The command to “grow in the grace and knowledge of our Lord and Savior Jesus Christ” (2 Pet. 3:18) involves continued activity. As we’ve noted earlier, the verb “grow” is a present imperative and can be accurately translated, “keep on growing.”
The concept of continuing spiritual education is found in both Paul’s and Peter’s epistles. To the evangelist Timothy Paul admonished, “Take heed to yourself and to the doctrine. Continue in them, for in doing this you will save both yourself and those who hear you” (2 Tim. 4:16).
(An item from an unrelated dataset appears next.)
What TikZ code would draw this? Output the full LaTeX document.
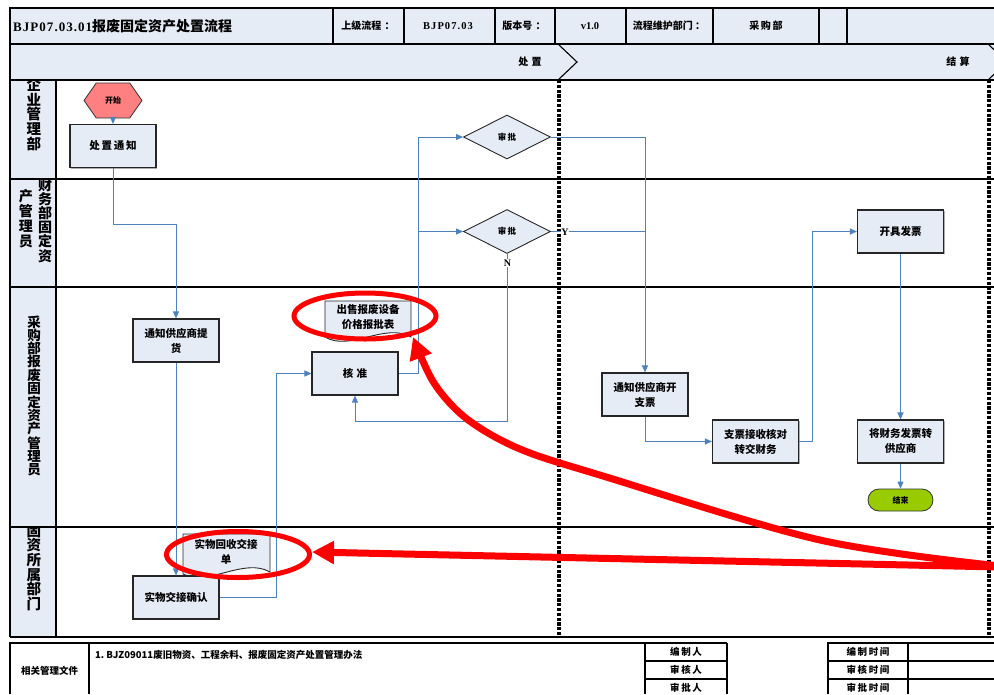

After enumerating the spiritual virtues his readers ought to be developing, Peter penned, “I intend always to remind you of these qualities, though you know them and are established in the truth that you have” (1 Pet 1:12). He added that he was writing and preaching about these important matters to help them stay “alert with frequent reminders.”
If you are continuing to read and study the Bible, no doubt you’ve seen a familiar passage in a new light and with a different application to your life. Your experiences, circumstances, and current needs all contribute to the value of continued learning.
Being content with understanding Bible basics is not good enough. The Hebrew Christians were rebuked because they had not grown and developed spiritually (Heb. 5:12-14). They had failed to “exercise their senses” and be “trained by constant practice” in spiritual matters. They were encouraged to “press on to maturity” (Heb. 6:1). They failed to be continual learners. But it was not too late to make correction.
Furthermore, times change. New issues arise. And some problems become more complex. This necessitates renewed study. Deeper thought. And a fresh approach of communicating timeless Bible principles that contain all we need for “life and godliness” through our knowledge of Christ (2 Pet. 1:3-4).
Several years ago, Norma Jean and I were traveling and attended a small church where an older preacher had “semi-retired.” He was a good and godly man. And served faithfully all his life. However, he must have pulled out a 1950’s sermon outline for his message that day. He spoke of some problems that were no longer pressing. He even warned about two specific organizations which no longer existed. While the Bible principles he enunciated were valid and still needed to be taught, his application lacked modern day relevance.
An insightful statement is found in 1Chron 12:32 regarding “the sons of Issachar, who had understanding of the times, to know what Israel ought to do.” “Understanding the times,” calls for being a continual learner. It also entails employing the most effective strategy to accomplish God’s purpose.
The gospel hasn’t changed. But, for better or worse, we live in changing times. The means and methods of ministry which worked in a bygone era, may lack effectiveness today. Being a continual learner requires preachers, pastors and church leaders to use new technology and be open to improved programs and processes “to equip the saints for ministry” and to “build up the Body of Christ” (Eph. 4:12).
Failing to be a continual learner leads to self-satisfaction with our current spiritual state, both individually and collectively. It may leave us like the ancient Laodiceans who became lukewarm, indifferent, and lacking zeal. They incorrectly thought “we have need of nothing.” Such a condition the apostle John said is nauseating to the Lord (Rev. 3:14-22).
If you’re not a continual spiritually learner, John’s admonition is appropriate: “Be zealous, and be repent.”
–Ken Weliever, The Preacherman
2 responses to “Be A Continual Learner”
Well said Ken. Many of us have lived on the basis of what we were taught, not on what we have learned. We need to challenge ourselves to be Bereans not Thessalonian’s. There are many who have faith on what they were taught and who taught them. I have had many great teachers but not one of them can carry my responsibility to seek, learn, and grow.